Bottom line:  CIU is now trading 60% lower than it was one year ago on 08 November 2011.  That is a bad year.

What Now?

The interim management statement issued this morning said that the group’s overall performance had met expectations is most geographic locations.  However the adverse impact of operations in Australia held the company to a year-on-year growth of 6% for the quarter.  Additionally, Cape shared that it’s investigation into the problems in its Australian operations has revealed that it has identified and corrected “a number of issues relating to the valuation of certain balance sheet items,” the full impact of which on year-end results is as yet unknown, but not expected to be positive.  The balance sheet irregularities under review are significant enough that the Board has chosen to broaden their review to include the entire company.

The Board has reported that, as a result of the ongoing investigations, it expects  year end projections to be “significantly below previous expectations.”  Almost as an afterthought, today’s announcement revealed that Group CFO Richard Bingham has resigned effective immediately by mutual consent.  Try as one might to “slip that announcement in,” it puts a BIG, BOLD EXCLAMATION POINT on the severity of the company’s problems at hand.
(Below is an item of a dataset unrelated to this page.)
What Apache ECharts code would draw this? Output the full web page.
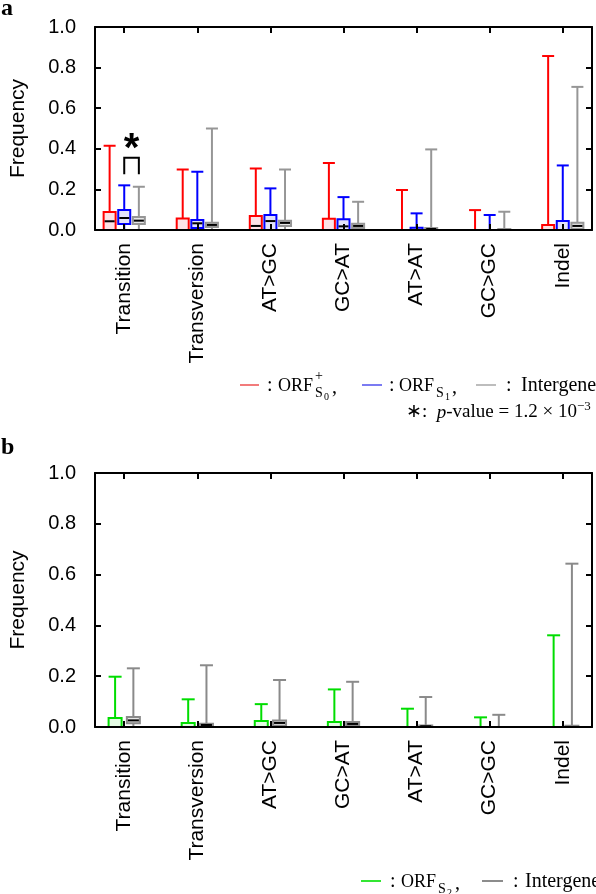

Cape also announce the appointment of Gary McLean as its Australian Divisional Managing Director with a mandate to focus the division on its core businesses.

The View from 30,000 Feet

No matter how you look at it close up, 2012 will be a year that will live in infamy for Cape plc, whether the company survives it or not.  However, if we fly up to about 30,000 feet, the picture changes a bit.

From November 2007 to October 2008 the Cape share price was rather stable, remaining, on average, between 210.00 and 250.00.  Then the financial crisis hit.  By March 2009 the share price had dropped to 18.25 pence.  The company experienced a strong recovery all the way to 574.50 by 07 July 2011.  So, despite a difficult 2012 as described in the opening paragraphs, the current price is not far off of the 2008 numbers, and whilst it is down significantly from earlier this year and the lofty height of July 2011, it is, nonetheless, only 125.oo below last 21 November 2011 and needs only a modest recovery from today’s losses to return to its 90 day moving average of about 247.00 and to within the parameters of its 2007-2008 performance.

The demise of CFO McLean many signify that real change is about to happen.